■ Task ■
For the copy, please give all of the data again exactly and leave the pictures out.

[Records with drawing code]
^^^^^^^^
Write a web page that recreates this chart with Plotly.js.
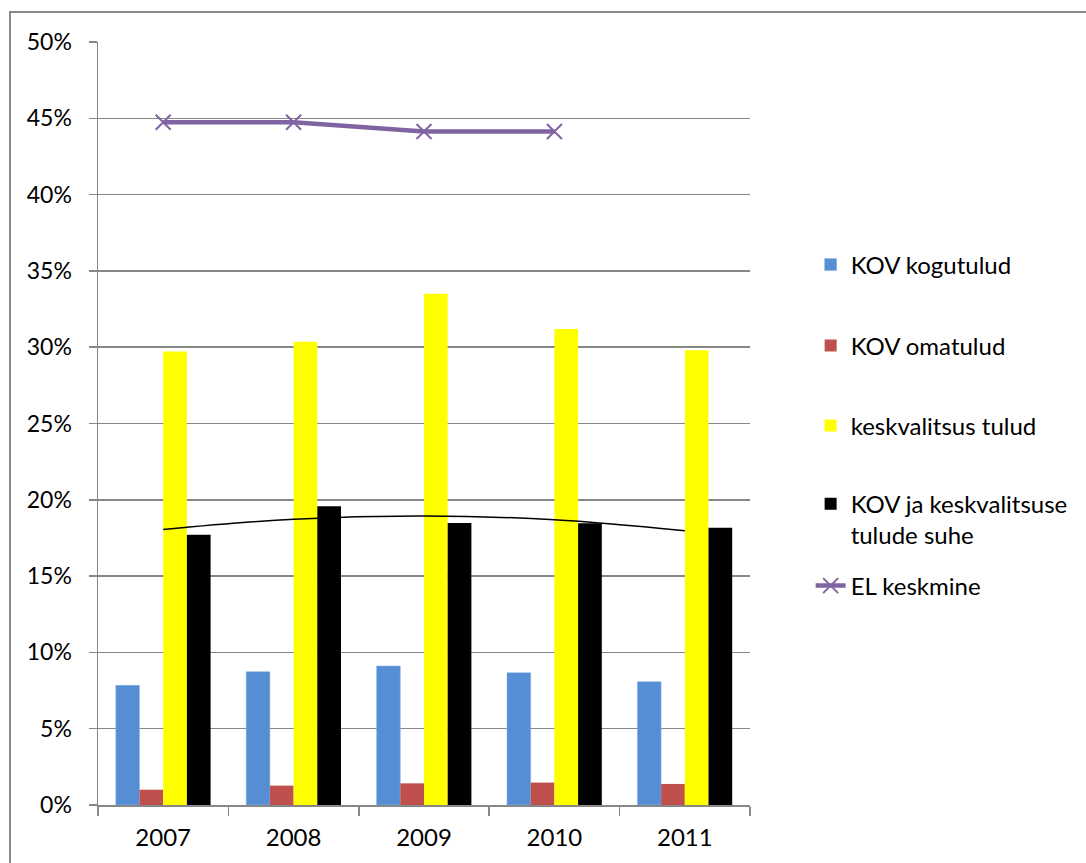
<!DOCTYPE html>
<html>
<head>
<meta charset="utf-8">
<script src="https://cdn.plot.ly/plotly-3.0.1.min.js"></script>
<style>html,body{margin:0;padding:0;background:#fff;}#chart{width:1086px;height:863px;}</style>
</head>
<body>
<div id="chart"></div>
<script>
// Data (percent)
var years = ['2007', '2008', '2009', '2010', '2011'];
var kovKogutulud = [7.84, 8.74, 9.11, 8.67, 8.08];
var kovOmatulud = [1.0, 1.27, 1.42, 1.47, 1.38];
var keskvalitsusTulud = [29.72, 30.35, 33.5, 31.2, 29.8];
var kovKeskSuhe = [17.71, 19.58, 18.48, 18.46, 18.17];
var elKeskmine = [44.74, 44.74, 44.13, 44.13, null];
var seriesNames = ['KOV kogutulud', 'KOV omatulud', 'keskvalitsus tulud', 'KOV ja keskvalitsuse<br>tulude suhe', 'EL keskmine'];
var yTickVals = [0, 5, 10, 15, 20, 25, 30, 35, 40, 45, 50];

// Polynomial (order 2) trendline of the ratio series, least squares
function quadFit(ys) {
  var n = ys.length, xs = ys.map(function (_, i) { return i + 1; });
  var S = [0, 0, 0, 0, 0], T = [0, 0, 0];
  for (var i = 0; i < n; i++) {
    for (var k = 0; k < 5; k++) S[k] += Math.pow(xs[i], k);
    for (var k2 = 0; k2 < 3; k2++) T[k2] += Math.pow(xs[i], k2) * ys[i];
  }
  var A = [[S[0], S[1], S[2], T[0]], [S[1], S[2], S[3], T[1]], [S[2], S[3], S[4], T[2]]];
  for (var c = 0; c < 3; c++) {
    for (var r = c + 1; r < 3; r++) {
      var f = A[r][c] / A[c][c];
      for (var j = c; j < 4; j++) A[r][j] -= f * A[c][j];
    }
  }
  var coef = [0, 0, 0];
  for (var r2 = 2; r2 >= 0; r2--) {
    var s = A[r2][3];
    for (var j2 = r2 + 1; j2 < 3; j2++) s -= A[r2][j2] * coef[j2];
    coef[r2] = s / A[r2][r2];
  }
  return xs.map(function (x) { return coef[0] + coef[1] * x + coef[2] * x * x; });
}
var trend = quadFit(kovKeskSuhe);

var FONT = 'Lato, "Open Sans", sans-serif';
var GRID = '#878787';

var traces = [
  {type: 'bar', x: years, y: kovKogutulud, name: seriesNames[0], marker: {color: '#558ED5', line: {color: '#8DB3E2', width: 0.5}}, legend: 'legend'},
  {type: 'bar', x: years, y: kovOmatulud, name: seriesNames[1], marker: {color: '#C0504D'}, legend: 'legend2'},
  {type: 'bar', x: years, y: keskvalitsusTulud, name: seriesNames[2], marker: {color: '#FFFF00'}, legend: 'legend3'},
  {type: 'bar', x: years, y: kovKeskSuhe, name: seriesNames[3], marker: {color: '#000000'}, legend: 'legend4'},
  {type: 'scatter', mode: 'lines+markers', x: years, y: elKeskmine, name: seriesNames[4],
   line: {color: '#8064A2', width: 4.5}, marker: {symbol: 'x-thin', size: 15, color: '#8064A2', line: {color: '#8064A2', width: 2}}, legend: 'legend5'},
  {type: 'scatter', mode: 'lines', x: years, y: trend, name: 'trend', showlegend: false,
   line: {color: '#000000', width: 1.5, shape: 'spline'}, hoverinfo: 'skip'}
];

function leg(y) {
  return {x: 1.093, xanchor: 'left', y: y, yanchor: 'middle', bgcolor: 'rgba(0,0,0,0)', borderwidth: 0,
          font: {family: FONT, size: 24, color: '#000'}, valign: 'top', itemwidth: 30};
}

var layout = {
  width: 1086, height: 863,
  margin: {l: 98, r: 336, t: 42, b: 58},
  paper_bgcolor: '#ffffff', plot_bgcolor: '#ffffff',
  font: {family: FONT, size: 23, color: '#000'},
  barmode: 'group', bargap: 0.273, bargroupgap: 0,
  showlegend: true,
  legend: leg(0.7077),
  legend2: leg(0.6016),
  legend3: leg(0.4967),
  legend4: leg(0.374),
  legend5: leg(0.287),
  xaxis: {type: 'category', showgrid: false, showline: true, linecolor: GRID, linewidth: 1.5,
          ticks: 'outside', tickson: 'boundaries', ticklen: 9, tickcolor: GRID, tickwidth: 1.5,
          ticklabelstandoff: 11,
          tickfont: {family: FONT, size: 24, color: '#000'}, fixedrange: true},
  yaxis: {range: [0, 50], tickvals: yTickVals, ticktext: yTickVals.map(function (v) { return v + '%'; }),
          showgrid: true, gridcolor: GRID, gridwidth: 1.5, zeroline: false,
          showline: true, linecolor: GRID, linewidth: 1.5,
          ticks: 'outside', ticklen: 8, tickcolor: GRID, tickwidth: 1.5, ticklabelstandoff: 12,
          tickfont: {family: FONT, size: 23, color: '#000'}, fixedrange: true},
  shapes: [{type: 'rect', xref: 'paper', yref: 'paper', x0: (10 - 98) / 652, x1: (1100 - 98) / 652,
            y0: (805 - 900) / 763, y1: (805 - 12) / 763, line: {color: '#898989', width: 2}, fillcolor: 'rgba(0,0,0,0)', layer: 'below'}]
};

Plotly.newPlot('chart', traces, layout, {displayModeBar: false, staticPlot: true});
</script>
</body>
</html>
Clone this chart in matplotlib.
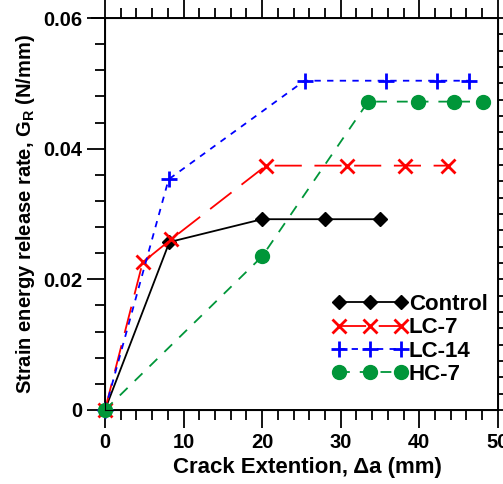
^^^^^^^^
■ Reply ■
Write a web page that recreates this chart with Plotly.js.
<!DOCTYPE html>
<html>
<head>
<meta charset="utf-8">
<script src="https://cdn.plot.ly/plotly-3.0.1.min.js"></script>
<style>html,body{margin:0;padding:0;background:#fff;}#chart{width:1086px;height:863px;}</style>
</head>
<body>
<div id="chart"></div>
<script>
// Data (percent)
var years = ['2007', '2008', '2009', '2010', '2011'];
var kovKogutulud = [7.84, 8.74, 9.11, 8.67, 8.08];
var kovOmatulud = [1.0, 1.27, 1.42, 1.47, 1.38];
var keskvalitsusTulud = [29.72, 30.35, 33.5, 31.2, 29.8];
var kovKeskSuhe = [17.71, 19.58, 18.48, 18.46, 18.17];
var elKeskmine = [44.74, 44.74, 44.13, 44.13, null];
var seriesNames = ['KOV kogutulud', 'KOV omatulud', 'keskvalitsus tulud', 'KOV ja keskvalitsuse<br>tulude suhe', 'EL keskmine'];
var yTickVals = [0, 5, 10, 15, 20, 25, 30, 35, 40, 45, 50];

// Polynomial (order 2) trendline of the ratio series, least squares
function quadFit(ys) {
  var n = ys.length, xs = ys.map(function (_, i) { return i + 1; });
  var S = [0, 0, 0, 0, 0], T = [0, 0, 0];
  for (var i = 0; i < n; i++) {
    for (var k = 0; k < 5; k++) S[k] += Math.pow(xs[i], k);
    for (var k2 = 0; k2 < 3; k2++) T[k2] += Math.pow(xs[i], k2) * ys[i];
  }
  var A = [[S[0], S[1], S[2], T[0]], [S[1], S[2], S[3], T[1]], [S[2], S[3], S[4], T[2]]];
  for (var c = 0; c < 3; c++) {
    for (var r = c + 1; r < 3; r++) {
      var f = A[r][c] / A[c][c];
      for (var j = c; j < 4; j++) A[r][j] -= f * A[c][j];
    }
  }
  var coef = [0, 0, 0];
  for (var r2 = 2; r2 >= 0; r2--) {
    var s = A[r2][3];
    for (var j2 = r2 + 1; j2 < 3; j2++) s -= A[r2][j2] * coef[j2];
    coef[r2] = s / A[r2][r2];
  }
  return xs.map(function (x) { return coef[0] + coef[1] * x + coef[2] * x * x; });
}
var trend = quadFit(kovKeskSuhe);

var FONT = 'Lato, "Open Sans", sans-serif';
var GRID = '#878787';

var traces = [
  {type: 'bar', x: years, y: kovKogutulud, name: seriesNames[0], marker: {color: '#558ED5', line: {color: '#8DB3E2', width: 0.5}}, legend: 'legend'},
  {type: 'bar', x: years, y: kovOmatulud, name: seriesNames[1], marker: {color: '#C0504D'}, legend: 'legend2'},
  {type: 'bar', x: years, y: keskvalitsusTulud, name: seriesNames[2], marker: {color: '#FFFF00'}, legend: 'legend3'},
  {type: 'bar', x: years, y: kovKeskSuhe, name: seriesNames[3], marker: {color: '#000000'}, legend: 'legend4'},
  {type: 'scatter', mode: 'lines+markers', x: years, y: elKeskmine, name: seriesNames[4],
   line: {color: '#8064A2', width: 4.5}, marker: {symbol: 'x-thin', size: 15, color: '#8064A2', line: {color: '#8064A2', width: 2}}, legend: 'legend5'},
  {type: 'scatter', mode: 'lines', x: years, y: trend, name: 'trend', showlegend: false,
   line: {color: '#000000', width: 1.5, shape: 'spline'}, hoverinfo: 'skip'}
];

function leg(y) {
  return {x: 1.093, xanchor: 'left', y: y, yanchor: 'middle', bgcolor: 'rgba(0,0,0,0)', borderwidth: 0,
          font: {family: FONT, size: 24, color: '#000'}, valign: 'top', itemwidth: 30};
}

var layout = {
  width: 1086, height: 863,
  margin: {l: 98, r: 336, t: 42, b: 58},
  paper_bgcolor: '#ffffff', plot_bgcolor: '#ffffff',
  font: {family: FONT, size: 23, color: '#000'},
  barmode: 'group', bargap: 0.273, bargroupgap: 0,
  showlegend: true,
  legend: leg(0.7077),
  legend2: leg(0.6016),
  legend3: leg(0.4967),
  legend4: leg(0.374),
  legend5: leg(0.287),
  xaxis: {type: 'category', showgrid: false, showline: true, linecolor: GRID, linewidth: 1.5,
          ticks: 'outside', tickson: 'boundaries', ticklen: 9, tickcolor: GRID, tickwidth: 1.5,
          ticklabelstandoff: 11,
          tickfont: {family: FONT, size: 24, color: '#000'}, fixedrange: true},
  yaxis: {range: [0, 50], tickvals: yTickVals, ticktext: yTickVals.map(function (v) { return v + '%'; }),
          showgrid: true, gridcolor: GRID, gridwidth: 1.5, zeroline: false,
          showline: true, linecolor: GRID, linewidth: 1.5,
          ticks: 'outside', ticklen: 8, tickcolor: GRID, tickwidth: 1.5, ticklabelstandoff: 12,
          tickfont: {family: FONT, size: 23, color: '#000'}, fixedrange: true},
  shapes: [{type: 'rect', xref: 'paper', yref: 'paper', x0: (10 - 98) / 652, x1: (1100 - 98) / 652,
            y0: (805 - 900) / 763, y1: (805 - 12) / 763, line: {color: '#898989', width: 2}, fillcolor: 'rgba(0,0,0,0)', layer: 'below'}]
};

Plotly.newPlot('chart', traces, layout, {displayModeBar: false, staticPlot: true});
</script>
</body>
</html>
Clone this chart in matplotlib.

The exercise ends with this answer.